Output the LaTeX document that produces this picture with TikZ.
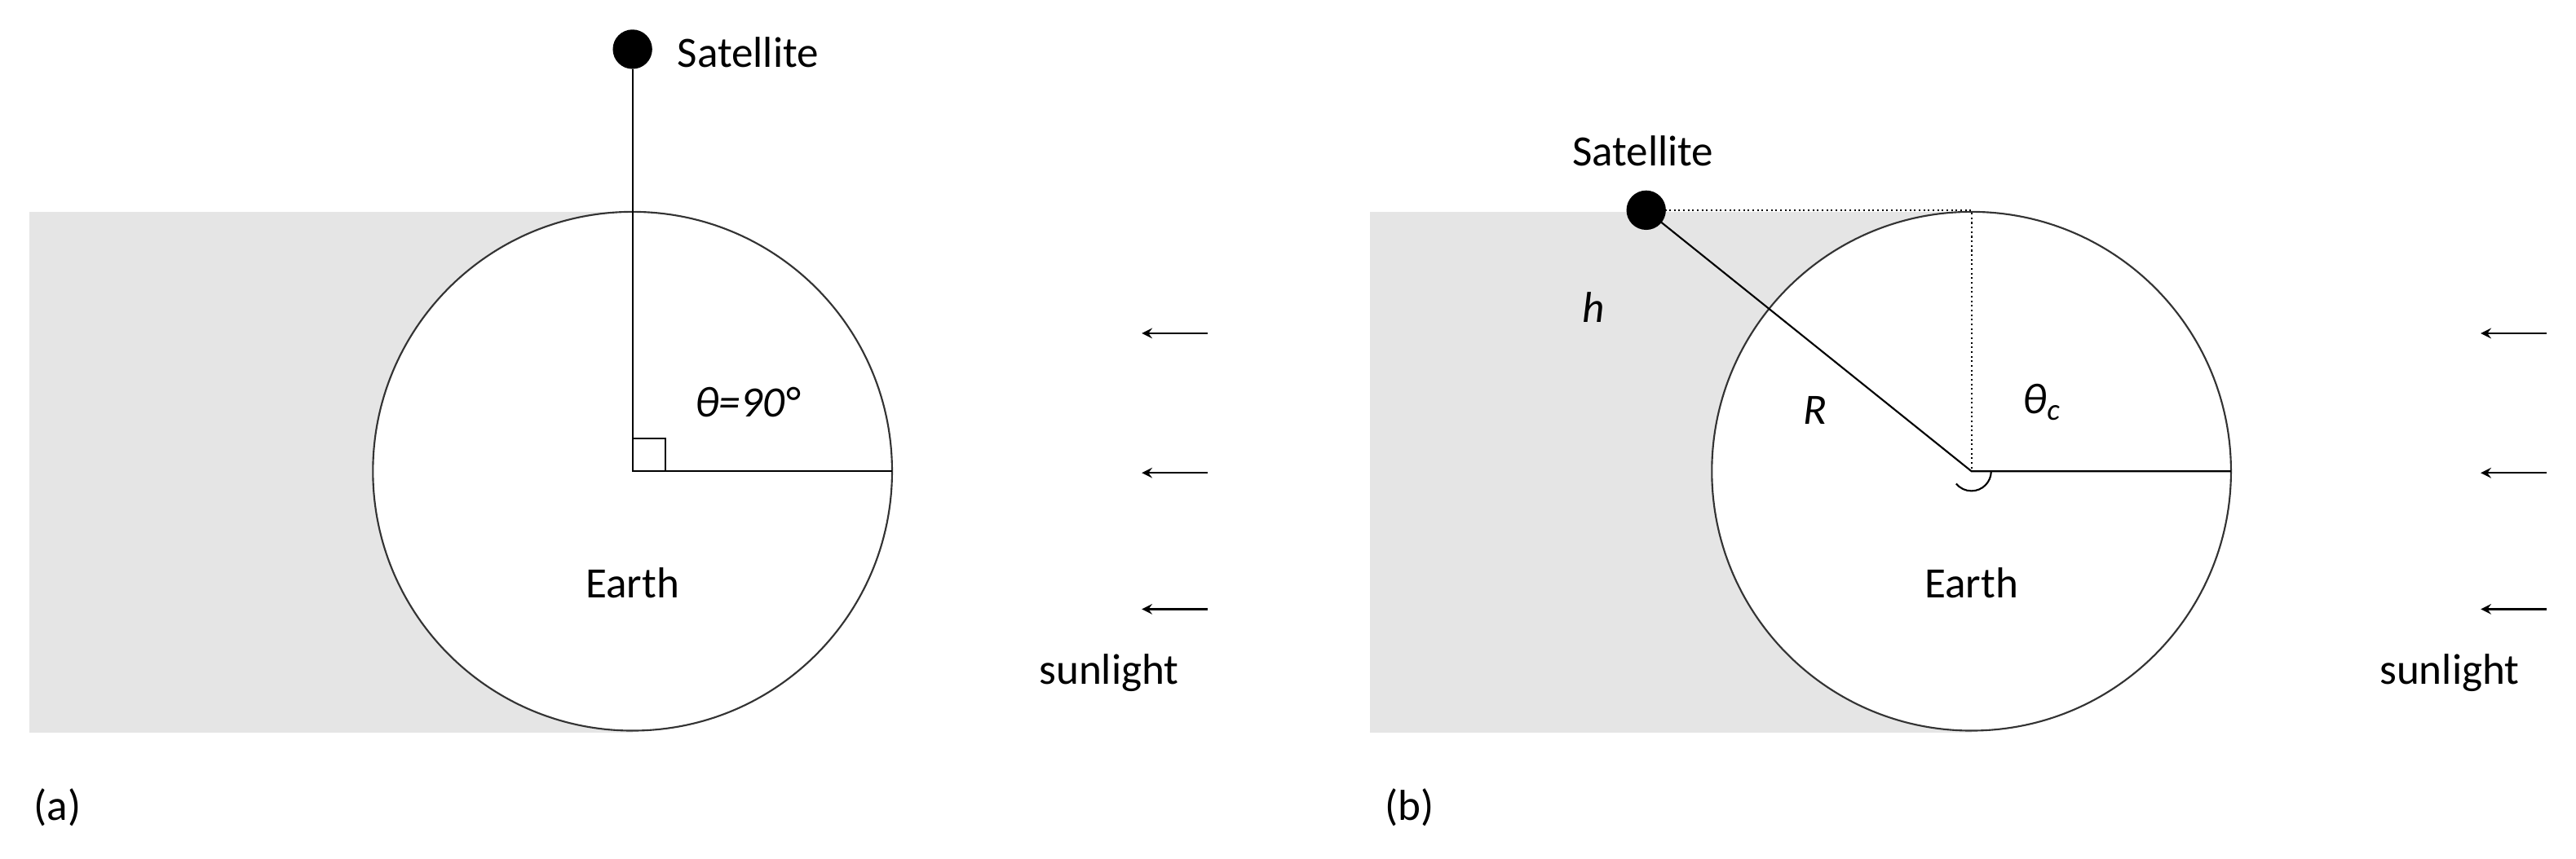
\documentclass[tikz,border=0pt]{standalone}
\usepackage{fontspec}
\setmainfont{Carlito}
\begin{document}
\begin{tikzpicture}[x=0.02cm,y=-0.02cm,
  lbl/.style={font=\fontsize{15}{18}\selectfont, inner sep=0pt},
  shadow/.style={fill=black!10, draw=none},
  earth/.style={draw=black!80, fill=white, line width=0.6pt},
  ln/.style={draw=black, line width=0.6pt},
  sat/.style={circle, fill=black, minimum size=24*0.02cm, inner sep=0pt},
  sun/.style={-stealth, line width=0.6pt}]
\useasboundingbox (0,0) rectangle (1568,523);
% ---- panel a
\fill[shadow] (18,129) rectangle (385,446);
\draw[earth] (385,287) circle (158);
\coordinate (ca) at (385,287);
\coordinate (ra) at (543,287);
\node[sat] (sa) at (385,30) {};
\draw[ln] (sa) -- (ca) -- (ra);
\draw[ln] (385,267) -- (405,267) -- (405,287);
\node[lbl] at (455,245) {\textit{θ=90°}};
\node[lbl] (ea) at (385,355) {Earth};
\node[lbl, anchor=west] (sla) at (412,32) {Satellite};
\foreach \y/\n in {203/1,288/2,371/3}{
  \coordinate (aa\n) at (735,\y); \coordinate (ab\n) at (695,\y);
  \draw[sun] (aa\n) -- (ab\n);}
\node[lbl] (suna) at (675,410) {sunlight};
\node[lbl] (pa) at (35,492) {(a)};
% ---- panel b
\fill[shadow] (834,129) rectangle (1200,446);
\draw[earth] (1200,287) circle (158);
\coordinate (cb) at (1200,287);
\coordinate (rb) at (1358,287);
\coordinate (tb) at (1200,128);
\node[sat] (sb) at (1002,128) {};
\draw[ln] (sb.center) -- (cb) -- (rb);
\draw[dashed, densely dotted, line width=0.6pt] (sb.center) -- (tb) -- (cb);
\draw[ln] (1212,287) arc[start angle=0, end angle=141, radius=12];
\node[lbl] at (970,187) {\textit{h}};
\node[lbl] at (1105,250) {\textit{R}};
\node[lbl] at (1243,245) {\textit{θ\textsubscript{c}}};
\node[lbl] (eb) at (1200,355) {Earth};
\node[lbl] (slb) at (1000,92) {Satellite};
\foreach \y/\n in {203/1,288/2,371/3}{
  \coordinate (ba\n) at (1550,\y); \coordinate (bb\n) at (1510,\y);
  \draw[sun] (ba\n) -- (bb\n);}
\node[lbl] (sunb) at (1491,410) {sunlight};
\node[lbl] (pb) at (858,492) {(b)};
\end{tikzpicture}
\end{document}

• **TASK GOAL**
Repeat the material above word for word, please, apart from its images.

• **WRITTEN RESPONSE**
Output the LaTeX document that produces this picture with TikZ.
\documentclass[tikz,border=0pt]{standalone}
\usepackage{fontspec}
\setmainfont{Carlito}
\begin{document}
\begin{tikzpicture}[x=0.02cm,y=-0.02cm,
  lbl/.style={font=\fontsize{15}{18}\selectfont, inner sep=0pt},
  shadow/.style={fill=black!10, draw=none},
  earth/.style={draw=black!80, fill=white, line width=0.6pt},
  ln/.style={draw=black, line width=0.6pt},
  sat/.style={circle, fill=black, minimum size=24*0.02cm, inner sep=0pt},
  sun/.style={-stealth, line width=0.6pt}]
\useasboundingbox (0,0) rectangle (1568,523);
% ---- panel a
\fill[shadow] (18,129) rectangle (385,446);
\draw[earth] (385,287) circle (158);
\coordinate (ca) at (385,287);
\coordinate (ra) at (543,287);
\node[sat] (sa) at (385,30) {};
\draw[ln] (sa) -- (ca) -- (ra);
\draw[ln] (385,267) -- (405,267) -- (405,287);
\node[lbl] at (455,245) {\textit{θ=90°}};
\node[lbl] (ea) at (385,355) {Earth};
\node[lbl, anchor=west] (sla) at (412,32) {Satellite};
\foreach \y/\n in {203/1,288/2,371/3}{
  \coordinate (aa\n) at (735,\y); \coordinate (ab\n) at (695,\y);
  \draw[sun] (aa\n) -- (ab\n);}
\node[lbl] (suna) at (675,410) {sunlight};
\node[lbl] (pa) at (35,492) {(a)};
% ---- panel b
\fill[shadow] (834,129) rectangle (1200,446);
\draw[earth] (1200,287) circle (158);
\coordinate (cb) at (1200,287);
\coordinate (rb) at (1358,287);
\coordinate (tb) at (1200,128);
\node[sat] (sb) at (1002,128) {};
\draw[ln] (sb.center) -- (cb) -- (rb);
\draw[dashed, densely dotted, line width=0.6pt] (sb.center) -- (tb) -- (cb);
\draw[ln] (1212,287) arc[start angle=0, end angle=141, radius=12];
\node[lbl] at (970,187) {\textit{h}};
\node[lbl] at (1105,250) {\textit{R}};
\node[lbl] at (1243,245) {\textit{θ\textsubscript{c}}};
\node[lbl] (eb) at (1200,355) {Earth};
\node[lbl] (slb) at (1000,92) {Satellite};
\foreach \y/\n in {203/1,288/2,371/3}{
  \coordinate (ba\n) at (1550,\y); \coordinate (bb\n) at (1510,\y);
  \draw[sun] (ba\n) -- (bb\n);}
\node[lbl] (sunb) at (1491,410) {sunlight};
\node[lbl] (pb) at (858,492) {(b)};
\end{tikzpicture}
\end{document}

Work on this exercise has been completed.